### WHAT YOU WILL DO
Produce an exact transcription of the listing below, omitting the pictures.

+++ DATA PROVIDED +++

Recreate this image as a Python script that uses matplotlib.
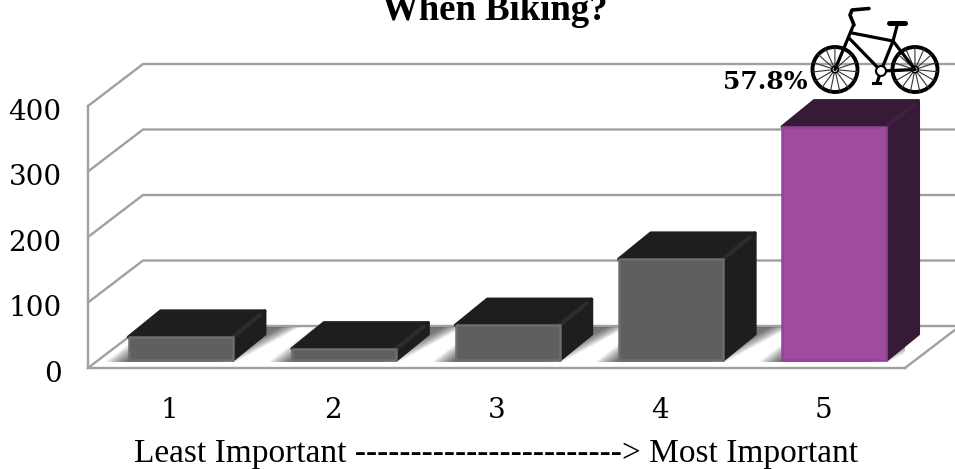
import numpy as np
import matplotlib
matplotlib.use("Agg")
import matplotlib.pyplot as plt
from matplotlib.patches import Polygon, Circle
from matplotlib.transforms import ScaledTranslation

categories = ["1", "2", "3", "4", "5"]
values = [35, 17, 53, 154, 356]
y_ticks = [0, 100, 200, 300, 400]
highlight_label = "57.8%"

W, H = 955, 469
SERIF = ["Liberation Serif", "DejaVu Serif"]
WIDE_SERIF = ["DejaVu Serif"]

# front plane of the fake 3D box, in pixels
LEFT, RIGHT, TOP, BOTTOM = 88, 905, 106, 368
PX_X = 5.0 / (RIGHT - LEFT)      # category units per pixel
PX_Y = 400.0 / (BOTTOM - TOP)    # value units per pixel

WALL_DX, WALL_DY = 55, 42        # depth of walls
BAR_DX, BAR_DY = 32, 26          # depth of bars
BAR_W = 104                      # bar width
BAR_SHIFT, BAR_LIFT = 11, 8      # bars sit a bit inside the floor


def off(x, y, dx=0, dy=0):
    """data position moved by screen pixels (dy up)"""
    return (x + dx * PX_X, y + dy * PX_Y)


fig = plt.figure(figsize=(W / 100, H / 100), dpi=100)
ax = fig.add_axes([LEFT / W, 1 - BOTTOM / H, (RIGHT - LEFT) / W, (BOTTOM - TOP) / H])
ax.set_xlim(0.5, 5.5)
ax.set_ylim(0, 400)
for s in ax.spines.values():
    s.set_visible(False)

# ── walls and floor ──
GRID = "#a0a0a0"
for v in y_ticks:
    p0 = off(0.5, v)
    p1 = off(0.5, v, WALL_DX, WALL_DY)
    p2 = off(0.5, v, W - LEFT, WALL_DY)
    ax.plot([p0[0], p1[0], p2[0]], [p0[1], p1[1], p2[1]], color=GRID, lw=1.7,
            clip_on=False, zorder=1, solid_joinstyle="miter")
ax.plot([0.5, 0.5], [0, 400], color=GRID, lw=1.7, clip_on=False, zorder=2)
ax.plot([0.5, 5.5], [0, 0], color=GRID, lw=1.7, clip_on=False, zorder=2)
p = off(5.5, 0, WALL_DX, WALL_DY)
ax.plot([5.5, p[0]], [0, p[1]], color=GRID, lw=1.7, clip_on=False, zorder=2)

# ── soft shadows on the floor ──
floor_band = Polygon([off(0.5, 0, 0, 6), off(5.5, 0, 0, 6),
                      off(5.5, 0, W - RIGHT, 41), off(0.5, 0, 50, 41)],
                     transform=ax.transData, fc="none", ec="none")
ax.add_patch(floor_band)

for i, v in enumerate(values):
    xc = i + 1
    xl = xc - BAR_W / 2 * PX_X + BAR_SHIFT * PX_X
    xr = xl + BAR_W * PX_X
    for k in range(14):
        grow = k * 1.5 - 10
        shadow = Polygon([off(xl, 0, -14 - grow, 6), off(xr, 0, -7 + grow, 6),
                          off(xr, 0, 58 + grow, 41), off(xl, 0, 32 - grow, 41)],
                         fc="black", ec="none", alpha=0.05, zorder=3, clip_on=True)
        ax.add_patch(shadow)
        shadow.set_clip_path(floor_band)

# ── bars ──
for i, v in enumerate(values):
    xc = i + 1
    xl = xc - BAR_W / 2 * PX_X + BAR_SHIFT * PX_X
    xr = xl + BAR_W * PX_X
    y0 = BAR_LIFT * PX_Y
    yt = v + y0
    hi = i == len(values) - 1
    c_front = "#9f4c9f" if hi else "#5f5f5f"
    c_edge = "#94449a" if hi else "#6d6d6d"
    c_dark = "#371a37" if hi else "#1e1e1e"
    c_glow = "#40203f" if hi else "#2c2c2c"

    top = [(xl, yt), (xr, yt), off(xr, yt, BAR_DX, BAR_DY), off(xl, yt, BAR_DX, BAR_DY)]
    side = [(xr, y0), off(xr, y0, BAR_DX, BAR_DY), off(xr, yt, BAR_DX, BAR_DY), (xr, yt)]
    front = [(xl, y0), (xr, y0), (xr, yt), (xl, yt)]
    ax.add_patch(Polygon(side, fc=c_dark, ec=c_dark, lw=2.5, joinstyle="round",
                         zorder=4, clip_on=False))
    ax.add_patch(Polygon(top, fc=c_dark, ec=c_dark, lw=2.5, joinstyle="round",
                         zorder=4, clip_on=False))
    gx, gy = off(xr, yt, BAR_DX * 0.85, BAR_DY * 0.85)
    ax.plot([xr, gx], [yt, gy], color=c_glow, lw=3, zorder=4.5, clip_on=False,
            solid_capstyle="round")
    ax.add_patch(Polygon(front, fc=c_front, ec=c_edge, lw=1.8, joinstyle="round",
                         zorder=5, clip_on=False))

# data label of the tall bar
lx, ly = off(5, values[-1] + BAR_LIFT * PX_Y, -100, 45)
ax.text(lx, ly, highlight_label, family=WIDE_SERIF, fontweight="bold", fontsize=18,
        ha="left", va="center", color="black", zorder=8, clip_on=False)

# ── axis labels ──
ax.set_xticks(range(1, 6))
ax.set_xticklabels(categories, family=WIDE_SERIF, fontsize=20)
ax.set_yticks(y_ticks)
ax.set_yticklabels([str(t) for t in y_ticks], family=WIDE_SERIF, fontsize=20)
ax.tick_params(axis="x", length=0, pad=21)
ax.tick_params(axis="y", length=0, pad=19)
down = ScaledTranslation(0, -3 / 100, fig.dpi_scale_trans)
for lbl in ax.get_yticklabels():
    lbl.set_transform(lbl.get_transform() + down)
ax.set_xlabel("Least Important ------------------------> Most Important",
              family=SERIF, fontsize=24, labelpad=10)
fig.text(495 / W, 1 - 20 / H, "When Biking?", family=SERIF, fontweight="bold",
         fontsize=26.5, ha="center", va="baseline")

# ── bicycle icon, drawn in screen pixels ──
deco = fig.add_axes([0, 0, 1, 1], facecolor="none")
deco.set_xlim(0, W)
deco.set_ylim(H, 0)
deco.axis("off")
for cx, cy, r in [(835, 69.5, 22.5), (915, 69.5, 22.5)]:
    deco.add_patch(Circle((cx, cy), r, fc="none", ec="black", lw=2.8, zorder=10))
    deco.add_patch(Circle((cx, cy), 3.2, fc="white", ec="black", lw=1.2, zorder=11))
    for a in np.deg2rad(np.arange(0, 360, 24)):
        deco.plot([cx, cx + r * np.cos(a + 0.1)], [cy, cy + r * np.sin(a + 0.1)],
                  color="#333333", lw=0.8, zorder=10)
bike_parts = [
    ([835, 853.5], [69.5, 25]),          # fork
    ([852, 893], [33, 41]),              # top tube
    ([849, 881], [38, 71]),              # down tube
    ([893, 881], [41, 71]),              # seat tube
    ([893, 897], [41, 26]),              # seat post
    ([881, 915], [71, 69.5]),            # chain stay
    ([893, 915], [41, 69.5]),            # seat stay
    ([881, 877], [71, 83]),              # crank
]
for xs, ys in bike_parts:
    deco.plot(xs, ys, color="black", lw=2.3, zorder=12, solid_capstyle="round")
deco.plot([854, 850, 852, 869], [25, 15, 10, 8.5], color="black", lw=2.6, zorder=12,
          solid_capstyle="round")
deco.plot([889, 905], [23.5, 23.5], color="black", lw=3.6, zorder=12, solid_capstyle="round")
deco.plot([873, 880], [83.5, 83.5], color="black", lw=2.2, zorder=12)
deco.add_patch(Circle((881, 71), 5, fc="white", ec="black", lw=1.5, zorder=12))

fig.savefig("out.png", dpi=100)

+++

### CORRECT OUTPUT
Recreate this image as a Python script that uses matplotlib.
import numpy as np
import matplotlib
matplotlib.use("Agg")
import matplotlib.pyplot as plt
from matplotlib.patches import Polygon, Circle
from matplotlib.transforms import ScaledTranslation

categories = ["1", "2", "3", "4", "5"]
values = [35, 17, 53, 154, 356]
y_ticks = [0, 100, 200, 300, 400]
highlight_label = "57.8%"

W, H = 955, 469
SERIF = ["Liberation Serif", "DejaVu Serif"]
WIDE_SERIF = ["DejaVu Serif"]

# front plane of the fake 3D box, in pixels
LEFT, RIGHT, TOP, BOTTOM = 88, 905, 106, 368
PX_X = 5.0 / (RIGHT - LEFT)      # category units per pixel
PX_Y = 400.0 / (BOTTOM - TOP)    # value units per pixel

WALL_DX, WALL_DY = 55, 42        # depth of walls
BAR_DX, BAR_DY = 32, 26          # depth of bars
BAR_W = 104                      # bar width
BAR_SHIFT, BAR_LIFT = 11, 8      # bars sit a bit inside the floor


def off(x, y, dx=0, dy=0):
    """data position moved by screen pixels (dy up)"""
    return (x + dx * PX_X, y + dy * PX_Y)


fig = plt.figure(figsize=(W / 100, H / 100), dpi=100)
ax = fig.add_axes([LEFT / W, 1 - BOTTOM / H, (RIGHT - LEFT) / W, (BOTTOM - TOP) / H])
ax.set_xlim(0.5, 5.5)
ax.set_ylim(0, 400)
for s in ax.spines.values():
    s.set_visible(False)

# ── walls and floor ──
GRID = "#a0a0a0"
for v in y_ticks:
    p0 = off(0.5, v)
    p1 = off(0.5, v, WALL_DX, WALL_DY)
    p2 = off(0.5, v, W - LEFT, WALL_DY)
    ax.plot([p0[0], p1[0], p2[0]], [p0[1], p1[1], p2[1]], color=GRID, lw=1.7,
            clip_on=False, zorder=1, solid_joinstyle="miter")
ax.plot([0.5, 0.5], [0, 400], color=GRID, lw=1.7, clip_on=False, zorder=2)
ax.plot([0.5, 5.5], [0, 0], color=GRID, lw=1.7, clip_on=False, zorder=2)
p = off(5.5, 0, WALL_DX, WALL_DY)
ax.plot([5.5, p[0]], [0, p[1]], color=GRID, lw=1.7, clip_on=False, zorder=2)

# ── soft shadows on the floor ──
floor_band = Polygon([off(0.5, 0, 0, 6), off(5.5, 0, 0, 6),
                      off(5.5, 0, W - RIGHT, 41), off(0.5, 0, 50, 41)],
                     transform=ax.transData, fc="none", ec="none")
ax.add_patch(floor_band)

for i, v in enumerate(values):
    xc = i + 1
    xl = xc - BAR_W / 2 * PX_X + BAR_SHIFT * PX_X
    xr = xl + BAR_W * PX_X
    for k in range(14):
        grow = k * 1.5 - 10
        shadow = Polygon([off(xl, 0, -14 - grow, 6), off(xr, 0, -7 + grow, 6),
                          off(xr, 0, 58 + grow, 41), off(xl, 0, 32 - grow, 41)],
                         fc="black", ec="none", alpha=0.05, zorder=3, clip_on=True)
        ax.add_patch(shadow)
        shadow.set_clip_path(floor_band)

# ── bars ──
for i, v in enumerate(values):
    xc = i + 1
    xl = xc - BAR_W / 2 * PX_X + BAR_SHIFT * PX_X
    xr = xl + BAR_W * PX_X
    y0 = BAR_LIFT * PX_Y
    yt = v + y0
    hi = i == len(values) - 1
    c_front = "#9f4c9f" if hi else "#5f5f5f"
    c_edge = "#94449a" if hi else "#6d6d6d"
    c_dark = "#371a37" if hi else "#1e1e1e"
    c_glow = "#40203f" if hi else "#2c2c2c"

    top = [(xl, yt), (xr, yt), off(xr, yt, BAR_DX, BAR_DY), off(xl, yt, BAR_DX, BAR_DY)]
    side = [(xr, y0), off(xr, y0, BAR_DX, BAR_DY), off(xr, yt, BAR_DX, BAR_DY), (xr, yt)]
    front = [(xl, y0), (xr, y0), (xr, yt), (xl, yt)]
    ax.add_patch(Polygon(side, fc=c_dark, ec=c_dark, lw=2.5, joinstyle="round",
                         zorder=4, clip_on=False))
    ax.add_patch(Polygon(top, fc=c_dark, ec=c_dark, lw=2.5, joinstyle="round",
                         zorder=4, clip_on=False))
    gx, gy = off(xr, yt, BAR_DX * 0.85, BAR_DY * 0.85)
    ax.plot([xr, gx], [yt, gy], color=c_glow, lw=3, zorder=4.5, clip_on=False,
            solid_capstyle="round")
    ax.add_patch(Polygon(front, fc=c_front, ec=c_edge, lw=1.8, joinstyle="round",
                         zorder=5, clip_on=False))

# data label of the tall bar
lx, ly = off(5, values[-1] + BAR_LIFT * PX_Y, -100, 45)
ax.text(lx, ly, highlight_label, family=WIDE_SERIF, fontweight="bold", fontsize=18,
        ha="left", va="center", color="black", zorder=8, clip_on=False)

# ── axis labels ──
ax.set_xticks(range(1, 6))
ax.set_xticklabels(categories, family=WIDE_SERIF, fontsize=20)
ax.set_yticks(y_ticks)
ax.set_yticklabels([str(t) for t in y_ticks], family=WIDE_SERIF, fontsize=20)
ax.tick_params(axis="x", length=0, pad=21)
ax.tick_params(axis="y", length=0, pad=19)
down = ScaledTranslation(0, -3 / 100, fig.dpi_scale_trans)
for lbl in ax.get_yticklabels():
    lbl.set_transform(lbl.get_transform() + down)
ax.set_xlabel("Least Important ------------------------> Most Important",
              family=SERIF, fontsize=24, labelpad=10)
fig.text(495 / W, 1 - 20 / H, "When Biking?", family=SERIF, fontweight="bold",
         fontsize=26.5, ha="center", va="baseline")

# ── bicycle icon, drawn in screen pixels ──
deco = fig.add_axes([0, 0, 1, 1], facecolor="none")
deco.set_xlim(0, W)
deco.set_ylim(H, 0)
deco.axis("off")
for cx, cy, r in [(835, 69.5, 22.5), (915, 69.5, 22.5)]:
    deco.add_patch(Circle((cx, cy), r, fc="none", ec="black", lw=2.8, zorder=10))
    deco.add_patch(Circle((cx, cy), 3.2, fc="white", ec="black", lw=1.2, zorder=11))
    for a in np.deg2rad(np.arange(0, 360, 24)):
        deco.plot([cx, cx + r * np.cos(a + 0.1)], [cy, cy + r * np.sin(a + 0.1)],
                  color="#333333", lw=0.8, zorder=10)
bike_parts = [
    ([835, 853.5], [69.5, 25]),          # fork
    ([852, 893], [33, 41]),              # top tube
    ([849, 881], [38, 71]),              # down tube
    ([893, 881], [41, 71]),              # seat tube
    ([893, 897], [41, 26]),              # seat post
    ([881, 915], [71, 69.5]),            # chain stay
    ([893, 915], [41, 69.5]),            # seat stay
    ([881, 877], [71, 83]),              # crank
]
for xs, ys in bike_parts:
    deco.plot(xs, ys, color="black", lw=2.3, zorder=12, solid_capstyle="round")
deco.plot([854, 850, 852, 869], [25, 15, 10, 8.5], color="black", lw=2.6, zorder=12,
          solid_capstyle="round")
deco.plot([889, 905], [23.5, 23.5], color="black", lw=3.6, zorder=12, solid_capstyle="round")
deco.plot([873, 880], [83.5, 83.5], color="black", lw=2.2, zorder=12)
deco.add_patch(Circle((881, 71), 5, fc="white", ec="black", lw=1.5, zorder=12))

fig.savefig("out.png", dpi=100)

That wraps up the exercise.